Lapangan pekerjaan di kota ini
tersedia luas karena lembaga tradisional tersebut rajin merekrut ratusan
pegawai untuk melancarkan roda pemerintahan, didukung fasilitas
perkotaan yang lumayan maju. Semua itu magnet bagi wong ndeso untuk
datang dan mengubah nasib.
Manusia pengembara dari pelosok
Wonogiri, Karanganyar, Klaten, Sukoharjo, dan Boyolali tempo dulu mbatur
(menjadi pembantu rumah tangga) di keluarga bangsawan dan priayi.
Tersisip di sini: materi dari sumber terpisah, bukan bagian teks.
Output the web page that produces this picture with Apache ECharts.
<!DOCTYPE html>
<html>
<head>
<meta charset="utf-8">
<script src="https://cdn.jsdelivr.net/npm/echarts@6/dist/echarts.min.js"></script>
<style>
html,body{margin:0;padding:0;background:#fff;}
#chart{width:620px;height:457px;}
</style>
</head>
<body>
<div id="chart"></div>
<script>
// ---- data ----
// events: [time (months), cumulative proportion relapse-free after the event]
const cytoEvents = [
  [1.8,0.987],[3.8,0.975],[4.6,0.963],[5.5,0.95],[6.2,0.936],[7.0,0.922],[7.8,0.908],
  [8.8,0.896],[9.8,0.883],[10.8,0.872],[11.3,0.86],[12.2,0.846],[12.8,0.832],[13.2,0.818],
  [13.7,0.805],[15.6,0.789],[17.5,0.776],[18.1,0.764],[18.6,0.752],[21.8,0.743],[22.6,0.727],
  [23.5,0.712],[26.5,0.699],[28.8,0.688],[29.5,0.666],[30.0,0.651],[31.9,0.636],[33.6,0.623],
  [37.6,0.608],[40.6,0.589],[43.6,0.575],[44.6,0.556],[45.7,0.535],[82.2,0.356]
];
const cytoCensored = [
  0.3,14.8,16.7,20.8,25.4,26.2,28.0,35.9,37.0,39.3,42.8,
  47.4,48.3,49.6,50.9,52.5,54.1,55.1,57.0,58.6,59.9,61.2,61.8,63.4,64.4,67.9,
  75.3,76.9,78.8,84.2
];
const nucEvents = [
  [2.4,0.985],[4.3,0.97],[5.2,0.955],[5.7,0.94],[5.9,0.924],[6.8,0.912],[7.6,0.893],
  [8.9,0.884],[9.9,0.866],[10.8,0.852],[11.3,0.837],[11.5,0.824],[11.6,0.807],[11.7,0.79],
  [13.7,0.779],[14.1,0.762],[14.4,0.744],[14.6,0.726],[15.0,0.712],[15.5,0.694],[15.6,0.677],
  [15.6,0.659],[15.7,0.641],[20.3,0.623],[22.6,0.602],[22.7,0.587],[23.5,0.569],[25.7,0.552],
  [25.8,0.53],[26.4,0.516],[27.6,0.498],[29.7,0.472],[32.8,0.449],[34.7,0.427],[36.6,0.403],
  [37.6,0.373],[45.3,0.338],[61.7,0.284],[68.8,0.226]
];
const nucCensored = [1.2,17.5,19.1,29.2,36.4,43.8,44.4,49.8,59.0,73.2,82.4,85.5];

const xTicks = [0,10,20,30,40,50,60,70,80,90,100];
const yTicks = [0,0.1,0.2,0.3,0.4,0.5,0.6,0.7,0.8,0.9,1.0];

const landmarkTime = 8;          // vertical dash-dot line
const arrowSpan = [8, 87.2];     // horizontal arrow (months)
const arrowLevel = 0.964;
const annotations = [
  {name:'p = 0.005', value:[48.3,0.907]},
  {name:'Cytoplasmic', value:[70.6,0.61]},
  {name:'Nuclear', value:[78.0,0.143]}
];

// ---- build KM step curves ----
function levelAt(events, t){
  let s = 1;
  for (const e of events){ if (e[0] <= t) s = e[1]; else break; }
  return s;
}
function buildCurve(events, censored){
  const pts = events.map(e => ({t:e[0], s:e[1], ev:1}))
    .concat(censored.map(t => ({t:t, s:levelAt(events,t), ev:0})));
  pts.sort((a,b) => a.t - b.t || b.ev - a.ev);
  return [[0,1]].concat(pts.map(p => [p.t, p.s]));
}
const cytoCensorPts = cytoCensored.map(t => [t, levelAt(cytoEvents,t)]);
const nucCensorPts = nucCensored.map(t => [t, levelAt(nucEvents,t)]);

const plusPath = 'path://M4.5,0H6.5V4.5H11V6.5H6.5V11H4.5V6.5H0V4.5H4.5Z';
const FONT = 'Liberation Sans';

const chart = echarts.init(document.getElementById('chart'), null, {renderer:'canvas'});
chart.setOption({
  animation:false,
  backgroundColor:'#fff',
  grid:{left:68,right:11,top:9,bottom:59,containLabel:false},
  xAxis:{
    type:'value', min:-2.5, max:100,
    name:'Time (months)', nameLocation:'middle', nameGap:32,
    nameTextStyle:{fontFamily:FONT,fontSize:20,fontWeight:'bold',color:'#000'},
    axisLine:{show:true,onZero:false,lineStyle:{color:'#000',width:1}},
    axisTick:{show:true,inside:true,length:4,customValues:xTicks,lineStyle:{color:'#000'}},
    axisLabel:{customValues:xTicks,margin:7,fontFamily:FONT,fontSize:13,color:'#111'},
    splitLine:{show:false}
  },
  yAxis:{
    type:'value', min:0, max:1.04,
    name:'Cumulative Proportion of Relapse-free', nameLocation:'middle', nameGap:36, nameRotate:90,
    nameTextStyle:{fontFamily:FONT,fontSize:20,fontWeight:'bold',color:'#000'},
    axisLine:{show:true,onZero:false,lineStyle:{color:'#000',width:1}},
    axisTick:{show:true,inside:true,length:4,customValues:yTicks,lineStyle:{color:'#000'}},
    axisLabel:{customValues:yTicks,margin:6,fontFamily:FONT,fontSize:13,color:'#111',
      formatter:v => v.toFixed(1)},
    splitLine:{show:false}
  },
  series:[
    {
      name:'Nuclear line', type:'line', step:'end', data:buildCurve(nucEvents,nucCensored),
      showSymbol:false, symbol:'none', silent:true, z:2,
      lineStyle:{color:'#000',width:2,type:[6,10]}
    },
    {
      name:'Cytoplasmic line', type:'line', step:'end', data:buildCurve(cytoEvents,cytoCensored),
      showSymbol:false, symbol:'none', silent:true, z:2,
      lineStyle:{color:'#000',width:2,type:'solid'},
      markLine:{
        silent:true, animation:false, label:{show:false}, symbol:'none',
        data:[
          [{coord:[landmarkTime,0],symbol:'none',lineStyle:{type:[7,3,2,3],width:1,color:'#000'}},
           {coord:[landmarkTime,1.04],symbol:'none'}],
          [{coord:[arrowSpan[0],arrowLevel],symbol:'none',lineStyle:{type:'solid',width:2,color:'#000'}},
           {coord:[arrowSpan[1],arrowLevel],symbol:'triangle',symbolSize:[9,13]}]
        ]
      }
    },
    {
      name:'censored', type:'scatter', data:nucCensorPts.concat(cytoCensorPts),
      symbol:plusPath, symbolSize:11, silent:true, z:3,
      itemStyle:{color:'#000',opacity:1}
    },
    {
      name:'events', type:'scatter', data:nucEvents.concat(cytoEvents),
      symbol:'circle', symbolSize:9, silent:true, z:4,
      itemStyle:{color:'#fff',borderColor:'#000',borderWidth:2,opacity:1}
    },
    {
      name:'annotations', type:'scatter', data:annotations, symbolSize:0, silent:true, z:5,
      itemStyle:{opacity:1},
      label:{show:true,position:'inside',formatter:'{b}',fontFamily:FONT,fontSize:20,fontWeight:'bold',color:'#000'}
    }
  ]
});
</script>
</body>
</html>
Mereka mengincar profesi sebagai abdi dalem kerajaan selepas melewati
proses nyuwita (magang) di rumah para ndara.
Sedari awal, remaja
kampung diperbolehkan orang tuanya angkat kaki dengan secuil syarat,
yakni tetap memegang teguh ungkapan klasik “ngluyur yo ben anggere
lancur dan mlincur yo ben anggere oleh pitutur”.
Para batur yang
notabene wong cilik ini berangkat ke kota bukan sekadar memenuhi
kebutuhan perut. Mereka hendak pula mengatrol derajat, menimba pitutur,
dan gaya hidup kapriayen orang kota. Dengan cara menjadi pembantu rumah
tangga tadi, mereka keluar dari tatanan adat primordial desa sehingga
dianggap lancur lantaran berhasil mengadopsi tata krama dan gaya hidup
simbol perkotaan. Menurut sejarawan dan sastrawan yang pernah besar di
Solo, Kuntowijoyo (2003), realitas di atas melahirkan tipologi
urbanisasi tradisional.
Dari hasil riset saya dengan metode
sejarah lisan, tersembul fakta apik, yakni menjelang bakda, mereka mudik
naik kereta dari Stasiun Kota dan Purwosari, andong, dan otobus (1930).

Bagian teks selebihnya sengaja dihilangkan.